| EXERCISE DIRECTIONS |
Set down the data below without change, skipping the pictures it holds.

──────────────────────────────

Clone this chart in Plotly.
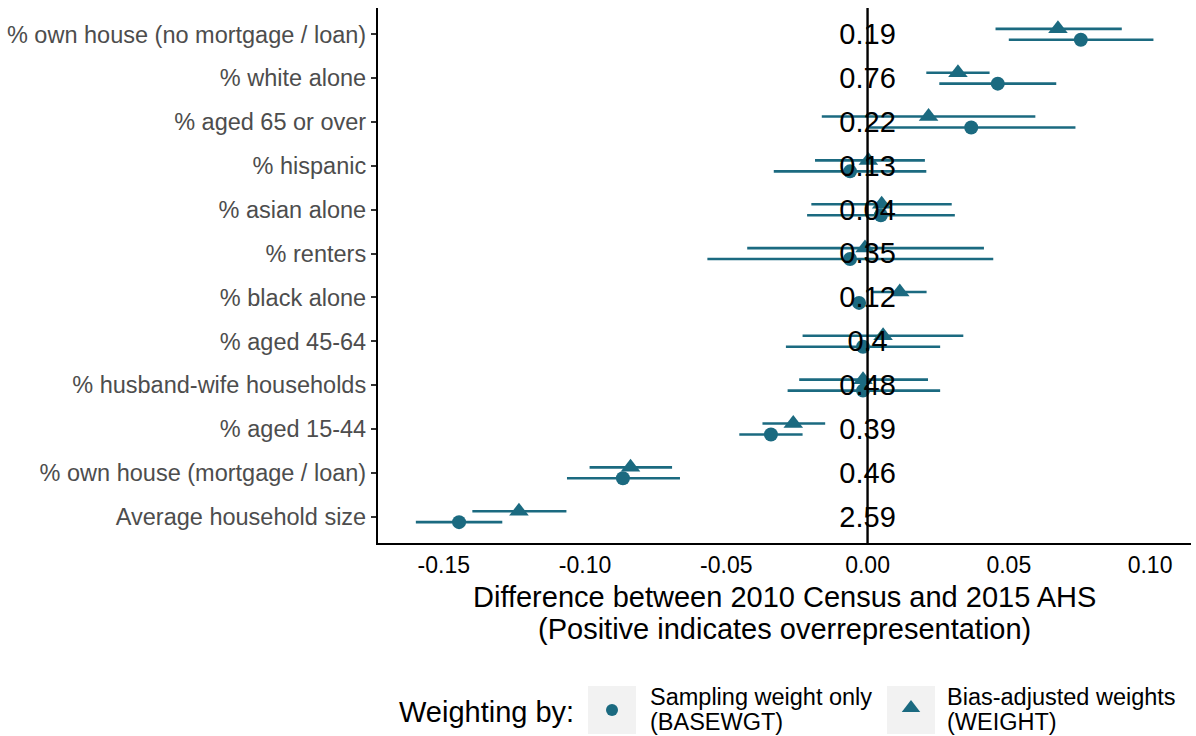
import plotly.graph_objects as go

# ---------------- data ----------------
categories = [
    "% own house (no mortgage / loan)", "% white alone", "% aged 65 or over",
    "% hispanic", "% asian alone", "% renters", "% black alone", "% aged 45-64",
    "% husband-wife households", "% aged 15-44", "% own house (mortgage / loan)",
    "Average household size",
]
census_values = ["0.19", "0.76", "0.22", "0.13", "0.04", "0.35", "0.12", "0.4",
                 "0.48", "0.39", "0.46", "2.59"]

base_est = [0.0755, 0.0461, 0.0367, -0.0062, 0.0047, -0.0062, -0.0030, -0.0016,
            -0.0016, -0.0342, -0.0866, -0.1446]
base_lo = [0.0500, 0.0254, -0.0002, -0.0332, -0.0214, -0.0567, -0.0050, -0.0289,
           -0.0283, -0.0454, -0.1064, -0.1599]
base_hi = [0.1012, 0.0668, 0.0736, 0.0208, 0.0309, 0.0445, -0.0010, 0.0257,
           0.0257, -0.0230, -0.0664, -0.1293]

adj_est = [0.0674, 0.0320, 0.0216, 0.0003, 0.0050, -0.0009, 0.0114, 0.0055,
           -0.0016, -0.0263, -0.0839, -0.1234]
adj_lo = [0.0453, 0.0208, -0.0162, -0.0186, -0.0199, -0.0426, 0.0019, -0.0230,
          -0.0242, -0.0372, -0.0984, -0.1399]
adj_hi = [0.0900, 0.0432, 0.0594, 0.0203, 0.0298, 0.0412, 0.0209, 0.0339,
          0.0214, -0.0150, -0.0692, -0.1066]

x_ticks = [-0.15, -0.10, -0.05, 0.00, 0.05, 0.10]
x_tick_labels = ["-0.15", "-0.10", "-0.05", "0.00", "0.05", "0.10"]

series_line1 = ["Sampling weight only", "Bias-adjusted weights"]
series_line2 = ["(BASEWGT)", "(WEIGHT)"]
legend_title = "Weighting by:"
x_title_lines = ["Difference between 2010 Census and 2015 AHS",
                 "(Positive indicates overrepresentation)"]

# ---------------- layout constants ----------------
W, H = 1196, 736
COLOR = "#1B6A80"
FONT = "Liberation Sans, Arial, sans-serif"
n = len(categories)
ypos = [n - i for i in range(n)]
dodge = 0.125
text_dy = -0.06
px_l, px_r, px_t, px_b = 378, 1191, 8, 543

fig = go.Figure()

def err(est, lo, hi):
    return dict(type="data", symmetric=False,
                array=[h - e for e, h in zip(est, hi)],
                arrayminus=[e - l for e, l in zip(est, lo)],
                width=0, thickness=2.6, color=COLOR)

fig.add_trace(go.Scatter(
    x=base_est, y=[y - dodge for y in ypos], mode="markers",
    marker=dict(symbol="circle", size=14, color=COLOR),
    error_x=err(base_est, base_lo, base_hi), showlegend=False,
))
fig.add_trace(go.Scatter(
    x=adj_est, y=[y + dodge for y in ypos], mode="markers",
    marker=dict(symbol="triangle-up", size=17, color=COLOR),
    error_x=err(adj_est, adj_lo, adj_hi), showlegend=False,
))
fig.add_trace(go.Scatter(
    x=[0] * n, y=[y + text_dy for y in ypos], mode="text", text=census_values,
    textposition="middle center",
    textfont=dict(family=FONT, size=29, color="black"), showlegend=False,
))

# zero line
fig.add_shape(type="line", xref="x", yref="y", x0=0, x1=0, y0=0.4, y1=12.6,
              line=dict(color="black", width=2.4), layer="above")

# ---------------- legend (manual, pixel coords) ----------------
def pxx(v):
    return v / W

def pxy(v):
    return 1 - v / H

for x0 in (588, 887):
    fig.add_shape(type="rect", xref="paper", yref="paper",
                  x0=pxx(x0), x1=pxx(x0 + 48), y0=pxy(734), y1=pxy(686),
                  fillcolor="#F2F2F2", line=dict(width=0), layer="below")

fig.add_trace(go.Scatter(x=[612], y=[710], xaxis="x2", yaxis="y2", mode="markers",
                         marker=dict(symbol="circle", size=12, color=COLOR),
                         showlegend=False, hoverinfo="skip"))
fig.add_trace(go.Scatter(x=[911], y=[708], xaxis="x2", yaxis="y2", mode="markers",
                         marker=dict(symbol="triangle-up", size=16, color=COLOR),
                         showlegend=False, hoverinfo="skip"))

annotations = [
    dict(text=legend_title, x=pxx(397), y=pxy(712), xanchor="left", yanchor="middle",
         font=dict(family=FONT, size=29, color="black")),
]
for xl, l1, l2 in zip((648, 945), series_line1, series_line2):
    annotations.append(dict(text=l1, x=pxx(xl), y=pxy(697), xanchor="left",
                            yanchor="middle",
                            font=dict(family=FONT, size=23.5, color="black")))
    annotations.append(dict(text=l2, x=pxx(xl), y=pxy(722), xanchor="left",
                            yanchor="middle",
                            font=dict(family=FONT, size=23.5, color="black")))
for yl, t in zip((597, 629), x_title_lines):
    annotations.append(dict(text=t, x=pxx((px_l + px_r) / 2), y=pxy(yl),
                            xanchor="center", yanchor="middle",
                            font=dict(family=FONT, size=29, color="black")))
for a in annotations:
    a.update(xref="paper", yref="paper", showarrow=False)

fig.update_layout(
    width=W, height=H,
    margin=dict(l=0, r=0, t=0, b=0),
    paper_bgcolor="white", plot_bgcolor="rgba(0,0,0,0)",
    showlegend=False,
    annotations=annotations,
    xaxis=dict(
        domain=[pxx(px_l), pxx(px_r)], range=[-0.1733, 0.1145],
        tickvals=x_ticks, ticktext=x_tick_labels, ticks="",
        showgrid=False, zeroline=False,
        showline=True, linecolor="black", linewidth=2.2,
        tickfont=dict(family=FONT, size=23, color="black"),
        anchor="y",
    ),
    yaxis=dict(
        domain=[pxy(px_b), pxy(px_t)], range=[0.4, n + 0.6],
        tickvals=ypos, ticktext=categories,
        ticks="outside", ticklen=5, tickwidth=1.5, tickcolor="#333333",
        showgrid=False, zeroline=False,
        showline=True, linecolor="black", linewidth=2.2,
        tickfont=dict(family=FONT, size=23.5, color="#4D4D4D"),
        anchor="x",
    ),
    xaxis2=dict(domain=[0, 1], range=[0, W], visible=False, anchor="y2"),
    yaxis2=dict(domain=[0, 1], range=[H, 0], visible=False, anchor="x2"),
)

fig.write_html("out.html")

──────────────────────────────

| FINISHED EXERCISE |
Clone this chart in Plotly.
import plotly.graph_objects as go

# ---------------- data ----------------
categories = [
    "% own house (no mortgage / loan)", "% white alone", "% aged 65 or over",
    "% hispanic", "% asian alone", "% renters", "% black alone", "% aged 45-64",
    "% husband-wife households", "% aged 15-44", "% own house (mortgage / loan)",
    "Average household size",
]
census_values = ["0.19", "0.76", "0.22", "0.13", "0.04", "0.35", "0.12", "0.4",
                 "0.48", "0.39", "0.46", "2.59"]

base_est = [0.0755, 0.0461, 0.0367, -0.0062, 0.0047, -0.0062, -0.0030, -0.0016,
            -0.0016, -0.0342, -0.0866, -0.1446]
base_lo = [0.0500, 0.0254, -0.0002, -0.0332, -0.0214, -0.0567, -0.0050, -0.0289,
           -0.0283, -0.0454, -0.1064, -0.1599]
base_hi = [0.1012, 0.0668, 0.0736, 0.0208, 0.0309, 0.0445, -0.0010, 0.0257,
           0.0257, -0.0230, -0.0664, -0.1293]

adj_est = [0.0674, 0.0320, 0.0216, 0.0003, 0.0050, -0.0009, 0.0114, 0.0055,
           -0.0016, -0.0263, -0.0839, -0.1234]
adj_lo = [0.0453, 0.0208, -0.0162, -0.0186, -0.0199, -0.0426, 0.0019, -0.0230,
          -0.0242, -0.0372, -0.0984, -0.1399]
adj_hi = [0.0900, 0.0432, 0.0594, 0.0203, 0.0298, 0.0412, 0.0209, 0.0339,
          0.0214, -0.0150, -0.0692, -0.1066]

x_ticks = [-0.15, -0.10, -0.05, 0.00, 0.05, 0.10]
x_tick_labels = ["-0.15", "-0.10", "-0.05", "0.00", "0.05", "0.10"]

series_line1 = ["Sampling weight only", "Bias-adjusted weights"]
series_line2 = ["(BASEWGT)", "(WEIGHT)"]
legend_title = "Weighting by:"
x_title_lines = ["Difference between 2010 Census and 2015 AHS",
                 "(Positive indicates overrepresentation)"]

# ---------------- layout constants ----------------
W, H = 1196, 736
COLOR = "#1B6A80"
FONT = "Liberation Sans, Arial, sans-serif"
n = len(categories)
ypos = [n - i for i in range(n)]
dodge = 0.125
text_dy = -0.06
px_l, px_r, px_t, px_b = 378, 1191, 8, 543

fig = go.Figure()

def err(est, lo, hi):
    return dict(type="data", symmetric=False,
                array=[h - e for e, h in zip(est, hi)],
                arrayminus=[e - l for e, l in zip(est, lo)],
                width=0, thickness=2.6, color=COLOR)

fig.add_trace(go.Scatter(
    x=base_est, y=[y - dodge for y in ypos], mode="markers",
    marker=dict(symbol="circle", size=14, color=COLOR),
    error_x=err(base_est, base_lo, base_hi), showlegend=False,
))
fig.add_trace(go.Scatter(
    x=adj_est, y=[y + dodge for y in ypos], mode="markers",
    marker=dict(symbol="triangle-up", size=17, color=COLOR),
    error_x=err(adj_est, adj_lo, adj_hi), showlegend=False,
))
fig.add_trace(go.Scatter(
    x=[0] * n, y=[y + text_dy for y in ypos], mode="text", text=census_values,
    textposition="middle center",
    textfont=dict(family=FONT, size=29, color="black"), showlegend=False,
))

# zero line
fig.add_shape(type="line", xref="x", yref="y", x0=0, x1=0, y0=0.4, y1=12.6,
              line=dict(color="black", width=2.4), layer="above")

# ---------------- legend (manual, pixel coords) ----------------
def pxx(v):
    return v / W

def pxy(v):
    return 1 - v / H

for x0 in (588, 887):
    fig.add_shape(type="rect", xref="paper", yref="paper",
                  x0=pxx(x0), x1=pxx(x0 + 48), y0=pxy(734), y1=pxy(686),
                  fillcolor="#F2F2F2", line=dict(width=0), layer="below")

fig.add_trace(go.Scatter(x=[612], y=[710], xaxis="x2", yaxis="y2", mode="markers",
                         marker=dict(symbol="circle", size=12, color=COLOR),
                         showlegend=False, hoverinfo="skip"))
fig.add_trace(go.Scatter(x=[911], y=[708], xaxis="x2", yaxis="y2", mode="markers",
                         marker=dict(symbol="triangle-up", size=16, color=COLOR),
                         showlegend=False, hoverinfo="skip"))

annotations = [
    dict(text=legend_title, x=pxx(397), y=pxy(712), xanchor="left", yanchor="middle",
         font=dict(family=FONT, size=29, color="black")),
]
for xl, l1, l2 in zip((648, 945), series_line1, series_line2):
    annotations.append(dict(text=l1, x=pxx(xl), y=pxy(697), xanchor="left",
                            yanchor="middle",
                            font=dict(family=FONT, size=23.5, color="black")))
    annotations.append(dict(text=l2, x=pxx(xl), y=pxy(722), xanchor="left",
                            yanchor="middle",
                            font=dict(family=FONT, size=23.5, color="black")))
for yl, t in zip((597, 629), x_title_lines):
    annotations.append(dict(text=t, x=pxx((px_l + px_r) / 2), y=pxy(yl),
                            xanchor="center", yanchor="middle",
                            font=dict(family=FONT, size=29, color="black")))
for a in annotations:
    a.update(xref="paper", yref="paper", showarrow=False)

fig.update_layout(
    width=W, height=H,
    margin=dict(l=0, r=0, t=0, b=0),
    paper_bgcolor="white", plot_bgcolor="rgba(0,0,0,0)",
    showlegend=False,
    annotations=annotations,
    xaxis=dict(
        domain=[pxx(px_l), pxx(px_r)], range=[-0.1733, 0.1145],
        tickvals=x_ticks, ticktext=x_tick_labels, ticks="",
        showgrid=False, zeroline=False,
        showline=True, linecolor="black", linewidth=2.2,
        tickfont=dict(family=FONT, size=23, color="black"),
        anchor="y",
    ),
    yaxis=dict(
        domain=[pxy(px_b), pxy(px_t)], range=[0.4, n + 0.6],
        tickvals=ypos, ticktext=categories,
        ticks="outside", ticklen=5, tickwidth=1.5, tickcolor="#333333",
        showgrid=False, zeroline=False,
        showline=True, linecolor="black", linewidth=2.2,
        tickfont=dict(family=FONT, size=23.5, color="#4D4D4D"),
        anchor="x",
    ),
    xaxis2=dict(domain=[0, 1], range=[0, W], visible=False, anchor="y2"),
    yaxis2=dict(domain=[0, 1], range=[H, 0], visible=False, anchor="x2"),
)

fig.write_html("out.html")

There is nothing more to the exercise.